THE UNNAMED : JUNKYARD JOE
Junkyard Joe #1-6 – États-Unis, France – 2022
Genre : Fantastique
Dessinateur : Gary Frank
Scénariste : Geoff Johns
Nombre de pages : 176 pages
Éditeur : Urban Comics
Date de sortie : 1er septembre 2023
LE PITCH
Le dessinateur Muddy DAVIS vient de prendre sa retraite après avoir finalisé son comic strip Junkyard Joe. Héros de papier sorti de sa plume, le robot Joe puise ses racines dans ces souvenirs ramenés de la guerre du Vietnam qui hantent le vieux Muddy. Un passé qui reprend vie lorsque Joe se présente un soir sur le pas de sa porte. Avec sa réapparition se profile l’ombre d’une nouvelle guerre imminente.
Machine de guerre
Il y a un an, Geoff Johns ouvra la porte de la création indépendante et lançait un nouvel univers, The Unnamed, avec la première mini-série Giger. Dans cette longue histoire américaine revisitée et transformée par l’apparition d’étranges surhommes, il faut désormais compter sur Junkyard Joe, héros du Vietnam et robot de son état.
Pas besoin d’avoir ouvert le précédent volume pour adhérer, presque immédiatement, à la proposition de Geoff Johns. Les liens avec Giger sont plus que ténus, car ce nouvel album se consacre pleinement et chaleureusement à son personnage étonnant. Junyard Joe donc, homme mécanique envoyé sur le front par le gouvernement des États-Unis mais qui confronté à la terrible réalité des affrontements, la mort de ses compagnons d’armes et son meurtre involontaire d’un enfant, par déposer les armes. Ou plutôt par s’éteindre définitivement. Junkyard Joe s’est aussi le héros d’un strip-comics ultra populaire auxquels met fin le dessinateur Muddy Davis, seul survivant du marasme. Des années après tout deux se retrouvent, chacun hantés par leurs fantômes, et rapidement poursuivis par des agents militaires. La traque va rapidement embarquer aussi les nouveaux voisins de Muddy, soit trois adolescents et leur père toujours pas remis de la mort de sa femme, et finalement toute la communauté d’une charmante ville qui avait adopté l’image de Junkyard Joe comme la mascotte locale.
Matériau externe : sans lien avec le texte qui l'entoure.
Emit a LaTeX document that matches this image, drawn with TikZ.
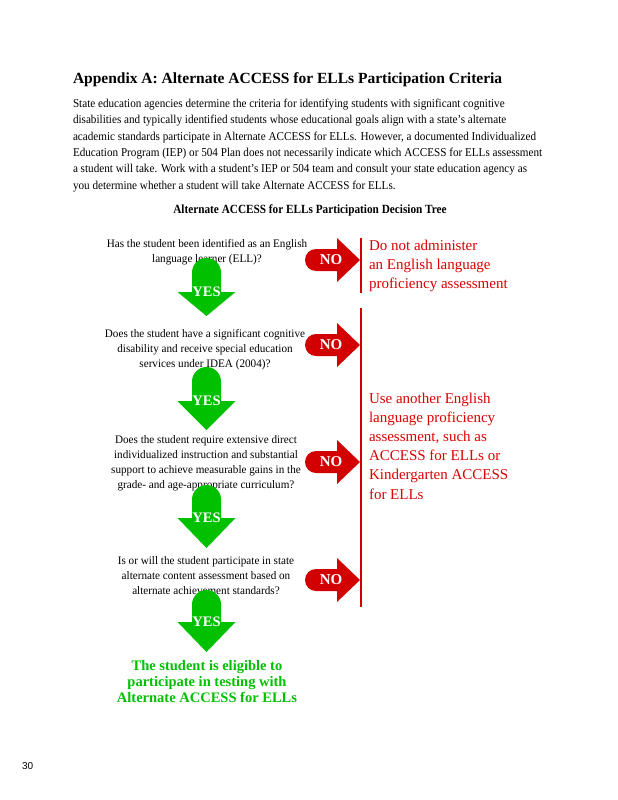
\documentclass[tikz,border=0pt]{standalone}
\usepackage{fontspec}
\setmainfont{Liberation Serif}
\newfontfamily\pagefont{Liberation Sans}
\newfontfamily\bodyfont[FakeStretch=0.93]{Liberation Serif}
\newfontfamily\subfont[FakeStretch=0.90]{Liberation Serif}
\newfontfamily\qfont[FakeStretch=0.97]{Liberation Serif}
\definecolor{nored}{RGB}{210,0,0}
\definecolor{txtred}{RGB}{220,0,0}
\definecolor{yesgreen}{RGB}{0,192,0}
\newcommand{\greenarrow}[5]{% name, cx, top, base, tip
  \fill[yesgreen] (#2-14.5,#4) -- (#2-29,#4) -- (#2,#5) -- (#2+29,#4) -- (#2+14.5,#4)
    -- (#2+14.5,#3+14.5) arc[start angle=0,end angle=180,radius=14.5pt] -- cycle;
  \node[yeslabel] (#1) at (#2,#4) {YES};}
\newcommand{\redarrow}[2]{% name, cy
  \fill[nored] (360,#2) -- (337,#2-22) -- (337,#2-11) -- (316,#2-11)
    arc[start angle=90,end angle=270,radius=11pt] -- (337,#2+11) -- (337,#2+22) -- cycle;
  \node[nolabel] (#1) at (331,#2) {NO};}
\begin{document}
\begin{tikzpicture}[x=1pt,y=-1pt,
  every node/.style={inner sep=0pt,outer sep=0pt},
  qtext/.style={anchor=base,align=center,font=\qfont\fontsize{11.5}{15.2}\selectfont},
  redtext/.style={anchor=base west,align=left,text=txtred,font=\fontsize{15}{19.2}\selectfont},
  yeslabel/.style={text=white,font=\bfseries\fontsize{14.5}{15}\selectfont},
  nolabel/.style={text=white,font=\bfseries\fontsize{15}{16}\selectfont},
  redrule/.style={draw=nored,line width=1.2pt}]
\useasboundingbox (0,0) rectangle (618,800);
\fill[white] (0,0) rectangle (618,800);

% (multi-line nodes: the base anchor lies on the last line's baseline)
\node[anchor=base west,font=\bfseries\fontsize{15.5}{19}\selectfont] (title) at (73,83)
  {Appendix A: Alternate ACCESS for ELLs Participation Criteria};

\node[anchor=base west,align=left,font=\bodyfont\fontsize{12}{16.3}\selectfont] (intro) at (73,189)
  {State education agencies determine the criteria for identifying students with significant cognitive\\
   disabilities and typically identified students whose educational goals align with a state’s alternate\\
   academic standards participate in Alternate ACCESS for ELLs. However, a documented Individualized\\
   Education Program (IEP) or 504 Plan does not necessarily indicate which ACCESS for ELLs assessment\\
   a student will take. Work with a student’s IEP or 504 team and consult your state education agency as\\
   you determine whether a student will take Alternate ACCESS for ELLs.};

\node[anchor=base,font=\subfont\bfseries\fontsize{12.5}{15}\selectfont] (subtitle) at (310,213)
  {Alternate ACCESS for ELLs Participation Decision Tree};

\node[qtext] (q1) at (207,262.2) {Has the student been identified as an English\\ language learner (ELL)?};
\node[qtext] (q2) at (205,367.4) {Does the student have a significant cognitive\\ disability and receive special education\\ services under IDEA (2004)?};
\node[qtext] (q3) at (206,488.6) {Does the student require extensive direct\\ individualized instruction and substantial\\ support to achieve measurable gains in the\\ grade- and age-appropriate curriculum?};
\node[qtext] (q4) at (206,594.5) {Is or will the student participate in state\\ alternate content assessment based on\\ alternate achievement standards?};

\greenarrow{yes1}{206.5}{258}{292}{316}
\greenarrow{yes2}{206.5}{367}{401}{430}
\greenarrow{yes3}{206.5}{485}{518}{548}
\greenarrow{yes4}{206.5}{590}{622}{652}

\node[anchor=base,align=center,text=yesgreen,font=\bfseries\fontsize{14.5}{16}\selectfont] (eligible) at (207,702)
  {The student is eligible to\\ participate in testing with\\ Alternate ACCESS for ELLs};

\redarrow{no1}{260}
\redarrow{no2}{345}
\redarrow{no3}{462}
\redarrow{no4}{580}

\draw[redrule] (361,238) -- (361,293);
\draw[redrule] (361,308) -- (361,607);

\node[redtext] (out1) at (369,288.4) {Do not administer\\ an English language\\ proficiency assessment};
\node[redtext] (out2) at (369,499) {Use another English\\ language proficiency\\ assessment, such as\\ ACCESS for ELLs or\\ Kindergarten ACCESS\\ for ELLs};

\node[anchor=base west,font=\pagefont\fontsize{10}{12}\selectfont] (pnum) at (22,769) {30};
\end{tikzpicture}
\end{document}
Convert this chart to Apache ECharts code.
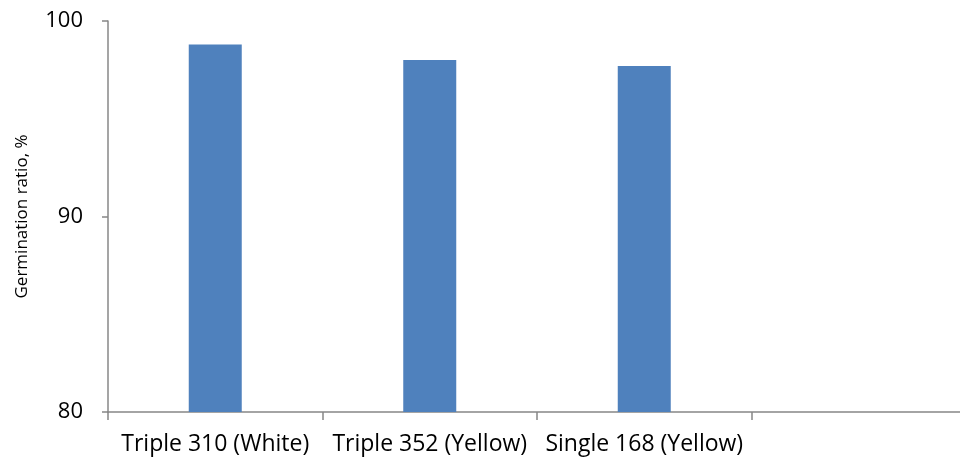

Il n’y a pas forcément grand-chose à attendre ici des atours SF ou du background proprement dit puisqu’il est évident que le scénariste se passionne surtout pour l’émotion que peuvent véhiculer ses personnages.
Platoon
Les ados en pleine reconstruction dans un patelin paumé, le vieil artiste qui se perd dans sa solitude, et bien entendu Junkyard Joe héros charismatique par son expressivité (malgré son silence) et particulièrement touchant pour ses fragilités. Car le comic Junkyard Joe est un vibrant et sincère hommage aux vétérans de guerre, à ceux qui se sont perdus au front ou qui en son revenu, et Junkyard porte sur les épaules comme beaucoup le poids des morts dont il a été témoin. Un robot atteint de trouble du stress post-traumatique, il fallait oser et pourtant la démarche n’est jamais ridicule ou lourdement symbolique. Malgré la dureté de certains thèmes abordés, Geoff Johns offre une histoire pleine d’espoir et de compassion et prend plaisir au passage à s’adonner à quelques clins d’œil aux grands classiques du strip comics comme Snoopy & The Peanuts ou Calvin & Hobbs. Le dessinateur Gary Frank (Batman Terre-Un, Doomsday Clock), surtout connu bien entendu pour son approche assez réaliste, la finesse de ses détails, sorte de Steve Dillon maniaque, fait preuve d’un sens de l’économique et de la rondeur qu’on ne lui connaissait pas dans ces quelques pages ou cases volées à la BD de Muddy Davis. Sa réussite étant de transporter la petite mélancolie et la légère naïveté dans ses pages plus classiques, accompagnant à la perfection le récit jusqu’à son final aux airs de récit de Noël.
Une belle rencontre donc, avec ce faux super-héros, homme mécanique militaire et désormais définitivement pacifiste et qui, s’il ne donne pas de véritable clef pour comprendre l’univers The Unnamed, donne tout de même envie d’y découvrir les prochaines propositions de ses deux auteurs.